If any further reminder were needed that one gets involved in Afghanistan at one’s peril, the Kabul headquarters of the Nato-led peacekeeping force is on the site of the old British cantonment. Its entire strength fled from here in January 1842 after a tribal revolt against the British-imposed ruler.
Of the 16,000 soldiers, wives, children and camp followers who left, only one got away; the rest were massacred or taken prisoner by Ghilzai tribesmen. Only Dr William Brydon was deliberately left alive to tell the tale and warn people back home of the consequences of getting involved in Afghanistan.

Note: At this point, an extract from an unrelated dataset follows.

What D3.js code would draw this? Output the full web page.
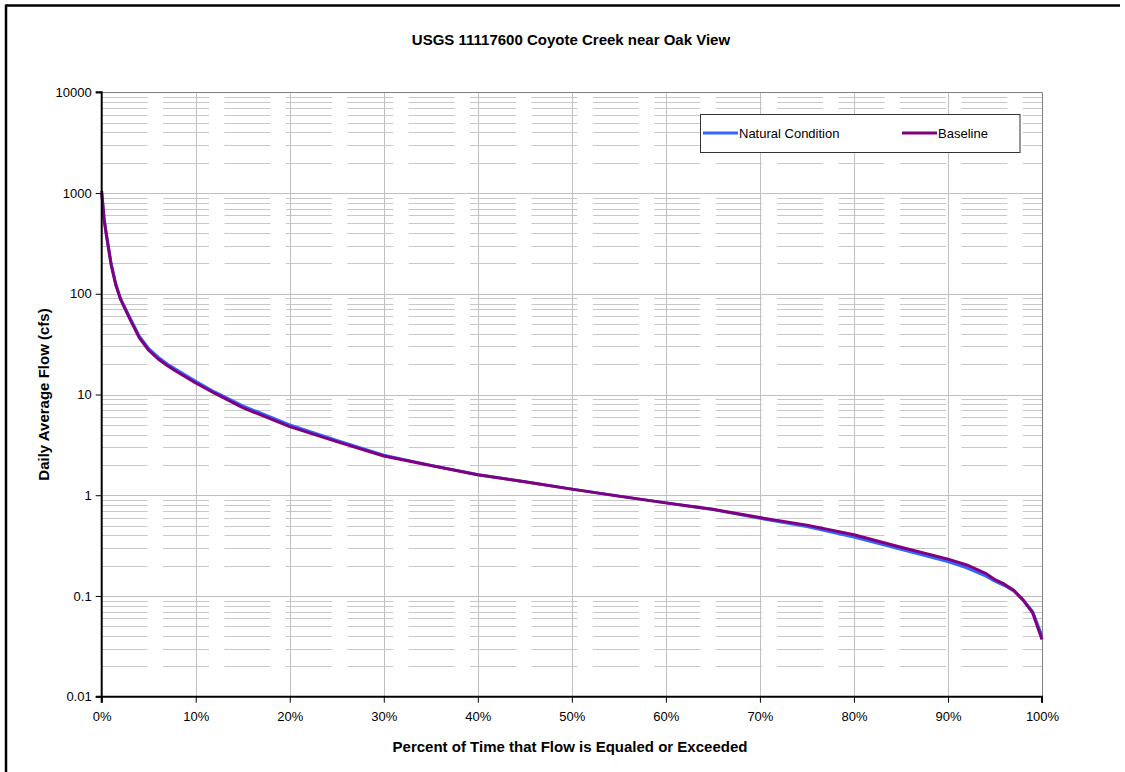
<!DOCTYPE html>
<html>
<head>
<meta charset="utf-8">
<script src="https://cdn.jsdelivr.net/npm/d3@7"></script>
<style>
  html, body { margin: 0; padding: 0; background: #fff; }
  svg { display: block; font-family: "Liberation Sans", Arial, sans-serif; }
</style>
</head>
<body>
<svg id="chart" width="1125" height="772"></svg>
<script>
// Exceedance percentages (x) shared by both series
const exceedance = [0, 0.25, 0.5, 1, 1.5, 2, 3, 4, 5, 6, 7, 8, 10, 12, 15, 20, 25, 30, 35, 40,
  45, 50, 55, 60, 65, 70, 75, 80, 85, 90, 92, 94, 95, 96, 97, 98, 99, 100];

// Daily average flow (cfs)
const naturalFlow = [1000, 560, 390, 200, 125, 90, 58, 38, 28.5, 23.5, 20, 17.5, 13.5, 10.6, 7.7, 5.0, 3.5, 2.5, 1.98, 1.6,
  1.36, 1.15, 0.98, 0.84, 0.72, 0.59, 0.49, 0.385, 0.29, 0.22, 0.19, 0.158, 0.14, 0.127, 0.112, 0.091, 0.07, 0.04];
const baselineFlow = [1050, 550, 380, 195, 122, 88, 56, 36.5, 27.5, 22.5, 19.3, 16.8, 13.0, 10.3, 7.4, 4.8, 3.4, 2.45, 1.97, 1.6,
  1.36, 1.15, 0.98, 0.84, 0.725, 0.6, 0.505, 0.405, 0.305, 0.232, 0.203, 0.168, 0.145, 0.131, 0.114, 0.091, 0.068, 0.037];

const seriesNames = ["Natural Condition", "Baseline"];
const seriesColors = ["#3366ff", "#800080"];
const xTicks = [0, 10, 20, 30, 40, 50, 60, 70, 80, 90, 100];
const yTicks = [0.01, 0.1, 1, 10, 100, 1000, 10000];

const svg = d3.select("#chart");

// Outer frame (top and left edges visible)
svg.append("line").attr("x1", 6).attr("x2", 1120).attr("y1", 5.5).attr("y2", 5.5)
  .attr("stroke", "#000").attr("stroke-width", 2.5);
svg.append("line").attr("x1", 6).attr("x2", 6).attr("y1", 4.5).attr("y2", 772)
  .attr("stroke", "#000").attr("stroke-width", 2.5);

const plot = { left: 101.7, right: 1042, top: 92.3, bottom: 696.7 };
const x = d3.scaleLinear().domain([0, 100]).range([plot.left, plot.right]);
const y = d3.scaleLog().domain([0.01, 10000]).range([plot.bottom, plot.top]);

const g = svg.append("g");

// Minor horizontal gridlines (2..9 within each decade), dashed
const minorVals = [];
for (let e = -2; e < 4; e++) for (let m = 2; m <= 9; m++) minorVals.push(m * Math.pow(10, e));
g.selectAll("line.minor").data(minorVals).join("line")
  .attr("class", "minor")
  .attr("x1", plot.left).attr("x2", plot.right)
  .attr("y1", d => Math.round(y(d)) + 0.5).attr("y2", d => Math.round(y(d)) + 0.5)
  .attr("stroke", "#c8c8c8").attr("stroke-width", 1)
  .attr("stroke-dasharray", "46,15.4");

// Major horizontal gridlines at decades
g.selectAll("line.majorY").data(yTicks.slice(1, -1)).join("line")
  .attr("x1", plot.left).attr("x2", plot.right)
  .attr("y1", d => Math.round(y(d)) + 0.5).attr("y2", d => Math.round(y(d)) + 0.5)
  .attr("stroke", "#c0c0c0").attr("stroke-width", 1);

// Vertical gridlines
g.selectAll("line.majorX").data(xTicks.slice(1, -1)).join("line")
  .attr("x1", d => Math.round(x(d)) + 0.5).attr("x2", d => Math.round(x(d)) + 0.5)
  .attr("y1", plot.top).attr("y2", plot.bottom)
  .attr("stroke", "#c0c0c0").attr("stroke-width", 1);

// Plot border (top and right, gray)
g.append("path")
  .attr("d", `M${plot.left},${Math.round(plot.top) + 0.5}H${Math.round(plot.right) + 0.5}V${plot.bottom}`)
  .attr("fill", "none").attr("stroke", "#808080").attr("stroke-width", 1);

// Series lines
const line = d3.line().x((d, i) => x(exceedance[i])).y(d => y(d));
[naturalFlow, baselineFlow].forEach((vals, k) => {
  g.append("path").datum(vals)
    .attr("d", line)
    .attr("fill", "none")
    .attr("stroke", seriesColors[k])
    .attr("stroke-width", 3)
    .attr("stroke-linejoin", "round");
});

// Axes
const yAxis = d3.axisLeft(y).tickValues(yTicks).tickFormat(d => String(d)).tickSize(6).tickPadding(4);
const xAxis = d3.axisBottom(x).tickValues(xTicks).tickFormat(d => d + "%").tickSize(6).tickPadding(9);

const ya = svg.append("g").attr("transform", `translate(${plot.left},0)`).call(yAxis);
const xa = svg.append("g").attr("transform", `translate(0,${plot.bottom})`).call(xAxis);
[ya, xa].forEach(a => {
  a.select(".domain").attr("stroke", "#000").attr("stroke-width", 2);
  a.selectAll(".tick line").attr("stroke", "#000").attr("stroke-width", 1);
  a.selectAll("text").attr("font-size", 13).attr("fill", "#000")
    .attr("font-family", "'Liberation Sans', Arial, sans-serif");
});
ya.select(".domain").attr("d", `M-6,${plot.bottom}H0V${plot.top}H-6`);
xa.select(".domain").attr("d", `M${plot.left},6V0H${plot.right}V6`);

// Title and axis titles
svg.append("text").attr("x", 571).attr("y", 44.5).attr("text-anchor", "middle")
  .attr("font-weight", "bold").attr("font-size", 15).text("USGS 11117600 Coyote Creek near Oak View");
svg.append("text").attr("x", 570).attr("y", 752).attr("text-anchor", "middle")
  .attr("font-weight", "bold").attr("font-size", 15).text("Percent of Time that Flow is Equaled or Exceeded");
svg.append("text").attr("transform", `translate(49,${(plot.top + plot.bottom) / 2}) rotate(-90)`)
  .attr("text-anchor", "middle").attr("font-weight", "bold").attr("font-size", 15)
  .text("Daily Average Flow (cfs)");

// Legend
const lg = svg.append("g");
lg.append("rect").attr("x", 700.5).attr("y", 114.5).attr("width", 319.5).attr("height", 38)
  .attr("fill", "#fff").attr("stroke", "#333").attr("stroke-width", 1);
const legendItems = [{ x0: 703, x1: 738 }, { x0: 902, x1: 937 }];
legendItems.forEach((it, k) => {
  lg.append("line").attr("x1", it.x0).attr("x2", it.x1).attr("y1", 133).attr("y2", 133)
    .attr("stroke", seriesColors[k]).attr("stroke-width", 3);
  lg.append("text").attr("x", it.x1 + 1).attr("y", 137.5).attr("font-size", 13).text(seriesNames[k]);
});
</script>
</body>
</html>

In a country that has ended up as a graveyard for so many thousands of British soldiers, why don’t we learn from history?
This time the politicians tell us that we have gone to make peace, not war — to “secure the area so that development can take place and extend the reach of the Karzai government”. But we are woefully underequipped for either: already six British soldiers have lost their lives within 24 days, victims once more of the Ghilzai Pashtuns.
Last month saw 53 “TICs” — troops in contact, in other words under Taliban attack — and last week there were two nights during which all but one of the British bases and outposts in Helmand came under attack.
How did it all go so wrong? Why does a senior British military officer talk despairingly of “military and developmental anarchy”?